Unfortunately, this workflow is still limited because it doesn’t find depedent software. This could be solved by doing a bulk download of PyPI and a large-scale network analysis. It might also be possible to extract this information from GitHub. However, for now, this is a good first step.
Indirect Ontology Dependencies via ODK
The Ontology Development Kit (ODK) uses the Bioregistry in several ways. It is used by many ontologies both in and out of the OBO Foundry. I developed a workflow for identifying ODK usage by searching GitHub and iteratively filtering out false positives. This resulted in over 140 repositories, more than half of which could directly be mapped back to the Bioregistry, given it tracks the repository associated with each prefix.
I have previously used quickstatements-client for automatically adding records for OBO Foundry ontologies. In next steps, I will extend this for the other ontologies identified by this analysis and also map them back to the ODK using the P1547 (depends on software) relation.
As a side note, for repositories using the ODK that couldn’t be mapped, I automated making stub curations in the Bioregistry, which lead to the curation of dozens of new prefixes.
Querying Wikidata
There’s a long tail of different ways to curate indirect usages of the Bioregistry. However, I believe that the largest cumulative impact for now will be though the lens of the ontologies built using it. After working through the scenarios above, I wrote a SPARQL query that recovers all direct and indirect dependencies (see live table below).
Literature Analysis
The final step was to analyze the literature for mentions of each of these direct and indirect dependencies. In typical Charlie fashion, I wanted to develop high-quality, modular, reusable software for doing this analysis, which lead to pubmed-downloader for wrapping API-based and bulk queries to PubMed (in addition to bulk downloading and processing, but that’s a story for a different blog post).
This is pretty great, it shows there are potentially thousands of papers that mention software, ontologies, databases, etc. that either directly or indirectly use the Bioregistry. It also shows, unsurprisingly, that there’s a power-law distribution in which is mentioned most in the literature.
The code for the literature analysis is available in its own repository. Of course, there is still lots of room for improvement and optimization, such as:
- Making the image above nicer!
- Using synonyms for search
- Removing false positives
- Incorporating citation networks
I’m interested to also make this work flow semi-automated to help assess the impact of other software/data resources, especially other key software that’s supporting the OBO Foundry like SSSOM-py.
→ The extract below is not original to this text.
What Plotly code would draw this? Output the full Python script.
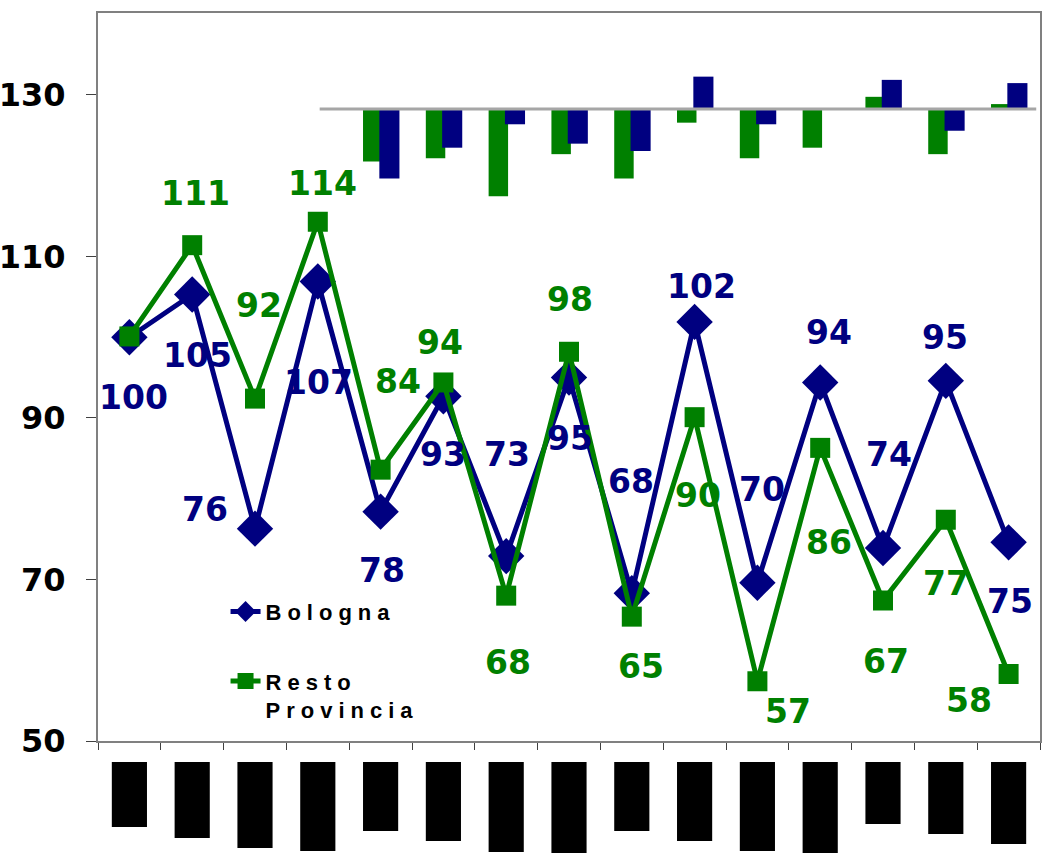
import plotly.graph_objects as go

# ---------------- data ----------------
categories = list(range(15))  # category positions (labels are hidden in the reference)
bologna = [100.0, 105.3, 76.3, 106.9, 78.4, 92.7, 72.9, 95.0, 68.3, 101.9, 69.6, 94.4, 73.9, 94.6, 74.6]
resto = [100.1, 111.4, 92.4, 114.3, 83.6, 94.4, 68.0, 98.2, 65.4, 90.1, 57.4, 86.3, 67.4, 77.4, 58.3]

# variation bars hanging from the upper baseline (categories 5..15)
var_resto = [None, None, None, None, -6.5, -6.1, -10.8, -5.6, -8.6, -1.7, -6.1, -4.8, 1.5, -5.6, 0.6]
var_bologna = [None, None, None, None, -8.6, -4.8, -1.9, -4.3, -5.2, 4.0, -1.9, 0.0, 3.6, -2.7, 3.2]

# black blocks under the x axis (hidden category labels), lengths in px-like units
label_blocks = [65, 76, 86, 89, 69, 79, 90, 91, 69, 79, 89, 91, 62, 72, 82]

y_ticks = [50, 70, 90, 110, 130]

# ---------------- style ----------------
BLUE = "#000080"
GREEN = "#008000"
AXIS = "#808080"
LABEL_FONT = "DejaVu Sans"

# label offsets (xshift, yshift) in px
off_bologna = [(4, -60), (5, -61), (-50, 19), (1, -101), (1, -59), (0, -58), (1, 102), (1, -61),
               (-1, 112), (7, 35), (5, 93), (9, 50), (6, 94), (-1, 43), (1, -59)]
off_resto = [None, (3, 52), (4, 93), (5, 38), (17, 88), (-3, 40), (2, -67), (1, 52),
             (9, -50), (3, -78), (31, -30), (9, -95), (3, -61), (0, -64), (-40, -27)]

fig = go.Figure()

# top variation bars
fig.add_trace(go.Bar(x=categories, y=var_resto, yaxis="y2", marker=dict(color=GREEN, line=dict(width=0)),
                     width=0.31, offset=-0.28, showlegend=False, hoverinfo="skip"))
fig.add_trace(go.Bar(x=categories, y=var_bologna, yaxis="y2", marker=dict(color=BLUE, line=dict(width=0)),
                     width=0.32, offset=-0.02, showlegend=False, hoverinfo="skip"))

# black blocks below the axis
fig.add_trace(go.Bar(x=categories, y=label_blocks, base=21, yaxis="y3", width=0.56,
                     marker=dict(color="black", line=dict(width=0)), showlegend=False, hoverinfo="skip"))

ls = "letter-spacing:6px"
fig.add_trace(go.Scatter(
    x=categories, y=bologna, mode="lines+markers",
    name=f'<span style="{ls}">Bologna</span>',
    line=dict(color=BLUE, width=5),
    marker=dict(symbol="diamond", size=28, color=BLUE),
    legendgroup="a",
))
fig.add_trace(go.Scatter(
    x=categories, y=resto, mode="lines+markers",
    name=f'<span style="{ls}">Resto</span><br><span style="{ls}">Provincia</span>',
    line=dict(color=GREEN, width=5),
    marker=dict(symbol="square", size=20, color=GREEN),
    legendgroup="b",
))

annotations = []
for i, v in enumerate(bologna):
    dx, dy = off_bologna[i]
    annotations.append(dict(x=categories[i], y=v, xref="x", yref="y", text=str(round(v)),
                            showarrow=False, xshift=dx, yshift=dy,
                            font=dict(family=LABEL_FONT, size=33, color=BLUE, weight="bold")))
for i, v in enumerate(resto):
    if off_resto[i] is None:
        continue
    dx, dy = off_resto[i]
    annotations.append(dict(x=categories[i], y=v, xref="x", yref="y", text=str(round(v)),
                            showarrow=False, xshift=dx, yshift=dy,
                            font=dict(family=LABEL_FONT, size=33, color=GREEN, weight="bold")))

fig.update_layout(
    width=1044, height=856, autosize=False,
    margin=dict(l=98, r=4, t=13, b=0, pad=0),
    paper_bgcolor="white", plot_bgcolor="white",
    barmode="overlay",
    xaxis=dict(range=[-0.5, 14.5], tickvals=[k - 0.5 for k in range(16)], ticks="outside",
               ticklen=7, tickwidth=1, tickcolor="#404040", showticklabels=False,
               showline=True, linecolor=AXIS, linewidth=2, mirror=True,
               showgrid=False, zeroline=False, automargin=False),
    yaxis=dict(domain=[0.1364, 1], range=[50, 140.15], tickvals=y_ticks, ticks="outside",
               ticklen=10, tickwidth=1, tickcolor="#404040",
               tickfont=dict(family=LABEL_FONT, size=32, color="black", weight="bold"),
               ticklabelstandoff=14,
               showline=True, linecolor=AXIS, linewidth=2, mirror=True,
               showgrid=False, zeroline=False, automargin=False),
    yaxis2=dict(overlaying="y", range=[-78.27, 11.88], visible=False, automargin=False),
    yaxis3=dict(domain=[0, 0.1364], range=[115, 0], visible=False, anchor="x", automargin=False),
    legend=dict(x=0.1354, y=0.3147, xanchor="left", yanchor="top", bgcolor="rgba(0,0,0,0)",
                font=dict(family="Liberation Sans", size=22, color="black", weight="bold"),
                tracegroupgap=38, itemwidth=30, valign="top"),
    shapes=[dict(type="line", xref="x", yref="y2", x0=3.03, x1=14.44, y0=0, y1=0,
                 line=dict(color="#A6A6A6", width=3), layer="above")],
    annotations=annotations,
)

fig.write_html("out.html", config={"displayModeBar": False},
               post_script="document.body.style.margin='0';document.body.style.overflow='hidden';")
Parting thoughts: it does seem like the Bioregistry is having a meaningful impact as a relatively young project. However, it’s still an uphill climb to get more direct recognition and adoption, which requires investing a lot of time in community building. This isn’t easy for me as an early career researcher not only because of lack of time/funding but also because of my relative lack of authority in the community of scientists who would benefit most from the Bioregistry (which comes with time).
I consider Chris Mungall and his group as the gold standard of being able to make large impact fast - they are known and trusted in the community, they have dedicated support staff that can focus on community management, they have many developers, and many projects where they can push their technologies. I’ll get there eventually!